Time pró-Glauber tinha 20 deputados e reforço do Planalto. Sua defesa incluía toda a bancada do PSOL (14 parlamentares), petistas como Lindbergh Farias e Maria do Rosário, o líder do PSD, Antônio Brito, e a ministra Gleisi Hoffmann.

A sessão durou quase seis horas. Quase só falaram deputados da esquerda, sempre em defesa de Glauber. O único de oposição que se pronunciou contra foi Kim Kataguiri (União Brasil-SP), que também integra o MBL. O Novo, autor da representação, não compareceu. Bolsonaristas só foram à sessão mais perto do final, quando houve xingamentos e gritaria.

A deputada Sâmia Bomfim (PSOL-SP), mulher de Glauber, classifica os acenos de acordo como falácia. Ela diz que foi uma cortina de fumaça em um jogo em que as cartas já estavam marcadas.

Agora o risco de perda de mandato é alto. Glauber anunciou que vai fazer uma greve de fome até que o processo seja encerrado.

Ainda cabem recursos. Ele ainda pode recorrer na CCJ (Comissão de Constituição e Justiça), o que disse que vai fazer com a ajuda de seus advogados. Se o colegiado rejeitar seu recurso, o caso será analisado pelo plenário.

Cassação exige maioria absoluta da Casa. São necessários pelo menos 257 votos favoráveis no plenário da Câmara para que alguém perca o mandato. Ainda não há data marcada.

Deputados dizem que cassação de Chiquinho Brazão e Glauber Braga podem ser analisadas juntas em plenário. Lira deixou a presidência da Casa sem pautar a perda de mandato do deputado acusado de ser um dos mandantes do assassinato da vereadora Marielle Franco (PSOL-RJ) e do motorista Anderson Gomes.

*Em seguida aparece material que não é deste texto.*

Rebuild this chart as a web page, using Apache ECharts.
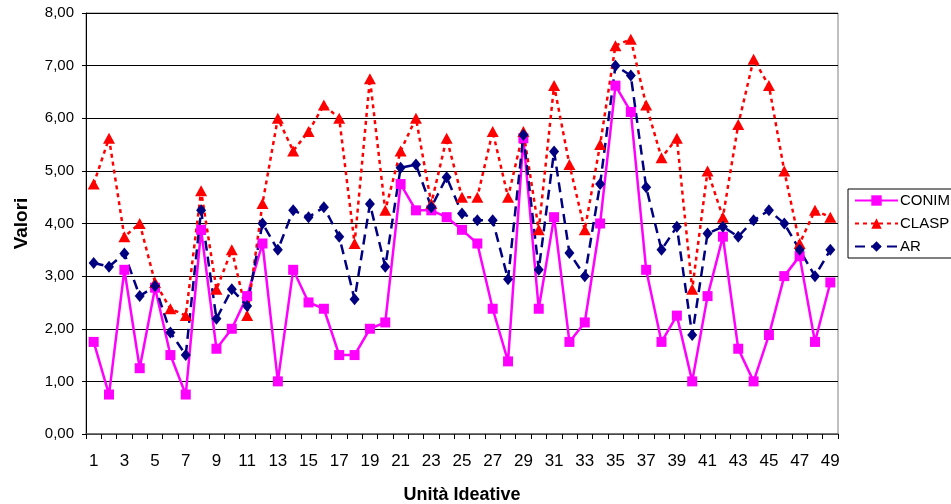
<!DOCTYPE html>
<html>
<head>
<meta charset="utf-8">
<script src="https://cdn.jsdelivr.net/npm/echarts@6/dist/echarts.min.js"></script>
<style>
  html, body { margin: 0; padding: 0; background: #fff; }
  #chart { width: 951px; height: 504px; }
</style>
</head>
<body>
<div id="chart"></div>
<script>
// Category labels along the x axis (idea units 1..49)
const categories = ['1','2','3','4','5','6','7','8','9','10','11','12','13','14','15','16','17','18','19','20',
  '21','22','23','24','25','26','27','28','29','30','31','32','33','34','35','36','37','38','39','40',
  '41','42','43','44','45','46','47','48','49'];

// Y axis tick values
const yTicks = [0, 1, 2, 3, 4, 5, 6, 7, 8];

const seriesNames = ['CONIM', 'CLASP', 'AR'];

const conim = [1.75, 0.75, 3.12, 1.25, 2.78, 1.50, 0.75, 3.88, 1.62, 2.00,
  2.62, 3.62, 1.00, 3.12, 2.50, 2.38, 1.50, 1.50, 2.00, 2.12,
  4.75, 4.25, 4.25, 4.12, 3.88, 3.62, 2.38, 1.38, 5.62, 2.38,
  4.12, 1.75, 2.12, 4.00, 6.62, 6.12, 3.12, 1.75, 2.25, 1.00,
  2.62, 3.75, 1.62, 1.00, 1.88, 3.00, 3.38, 1.75, 2.88];

const clasp = [4.75, 5.62, 3.75, 4.00, 2.88, 2.38, 2.25, 4.62, 2.75, 3.50,
  2.25, 4.38, 6.00, 5.38, 5.75, 6.25, 6.00, 3.62, 6.75, 4.25,
  5.38, 6.00, 4.38, 5.62, 4.50, 4.50, 5.75, 4.50, 5.75, 3.88,
  6.62, 5.12, 3.88, 5.50, 7.38, 7.50, 6.25, 5.25, 5.62, 2.75,
  5.00, 4.12, 5.88, 7.12, 6.62, 5.00, 3.62, 4.25, 4.12];

const ar = [3.25, 3.18, 3.43, 2.62, 2.81, 1.93, 1.50, 4.25, 2.19, 2.75,
  2.43, 4.00, 3.50, 4.25, 4.12, 4.31, 3.75, 2.56, 4.37, 3.18,
  5.06, 5.12, 4.31, 4.88, 4.19, 4.06, 4.06, 2.94, 5.68, 3.12,
  5.37, 3.44, 3.00, 4.75, 7.00, 6.81, 4.69, 3.50, 3.94, 1.88,
  3.81, 3.94, 3.75, 4.06, 4.25, 4.00, 3.50, 3.00, 3.50];

const FONT = '"Liberation Sans", Arial, sans-serif';

const chart = echarts.init(document.getElementById('chart'), null, { renderer: 'canvas' });

chart.setOption({
  animation: false,
  backgroundColor: '#ffffff',
  textStyle: { fontFamily: FONT, color: '#000' },
  grid: {
    left: 86, right: 113, top: 13, bottom: 70,
    containLabel: false,
    outerBoundsMode: 'none',
    show: true, borderColor: '#808080', borderWidth: 1, backgroundColor: 'transparent'
  },
  legend: {
    orient: 'vertical',
    left: 848, top: 189,
    padding: [4, 60, 4, 6],
    itemGap: 8,
    itemWidth: 43,
    itemHeight: 13,
    borderColor: '#000', borderWidth: 1,
    backgroundColor: '#fff',
    textStyle: { fontFamily: FONT, fontSize: 15, color: '#000', padding: [0, 0, 0, -3] },
    data: seriesNames
  },
  xAxis: {
    type: 'category',
    data: categories,
    boundaryGap: true,
    name: 'Unità Ideative',
    nameLocation: 'middle',
    nameGap: 52,
    nameTextStyle: { fontFamily: FONT, fontSize: 18, fontWeight: 'bold', color: '#000' },
    axisLine: { show: true, lineStyle: { color: '#606060', width: 1.5 } },
    axisTick: { show: true, interval: 0, length: 5, lineStyle: { color: '#000' } },
    axisLabel: { interval: 1, margin: 19, fontSize: 17, color: '#000', fontFamily: FONT },
    splitLine: { show: false }
  },
  yAxis: {
    type: 'value',
    min: yTicks[0],
    max: yTicks[yTicks.length - 1],
    interval: 1,
    name: 'Valori',
    nameLocation: 'middle',
    nameGap: 55,
    nameRotate: 90,
    nameTextStyle: { fontFamily: FONT, fontSize: 19, fontWeight: 'bold', color: '#000' },
    axisLine: { show: true, lineStyle: { color: '#000', width: 1 } },
    axisTick: { show: true, length: 4, inside: false, lineStyle: { color: '#000' } },
    axisLabel: {
      margin: 12, fontSize: 15, color: '#000', fontFamily: FONT,
      formatter: v => v.toFixed(2).replace('.', ',')
    },
    splitLine: { show: true, lineStyle: { color: '#000', width: 1 } }
  },
  series: [
    {
      name: seriesNames[0],
      type: 'line',
      data: conim,
      symbol: 'rect',
      symbolSize: 10,
      showAllSymbol: true,
      itemStyle: { color: '#FF00FF' },
      lineStyle: { color: '#FF00FF', width: 2.5, type: 'solid' }
    },
    {
      name: seriesNames[1],
      type: 'line',
      data: clasp,
      symbol: 'triangle',
      symbolSize: [12, 11],
      showAllSymbol: true,
      itemStyle: { color: '#FF0000' },
      lineStyle: { color: '#FF0000', width: 2.5, type: [4, 4] }
    },
    {
      name: seriesNames[2],
      type: 'line',
      data: ar,
      symbol: 'diamond',
      symbolSize: [10, 12],
      showAllSymbol: true,
      itemStyle: { color: '#000080' },
      lineStyle: { color: '#000080', width: 2.5, type: [10, 6] }
    }
  ]
});
</script>
</body>
</html>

A tese é que há a intenção de mostrar que existe punição para os dois campos políticos. A decisão, no entanto, cabe a Motta, que, questionado por jornalistas, disse apenas que a cassação de Brazão disse vai tratar do assunto no "momento certo".

PL pode ser afetado no futuro

Outros parlamentares também tem processos no Conselho de Ética. A eventual cassação de Glauber pode abrir uma jurisprudência para futuros casos semelhantes serem tratados de forma semelhante, com punições duras.

Gustavo Gayer (PL-GO) é um dos que correm risco de perder o mandato. Ele ofendeu a ministra Gleisi Hoffmann e o presidente do Senado, Davi Alcolumbre (União-AP).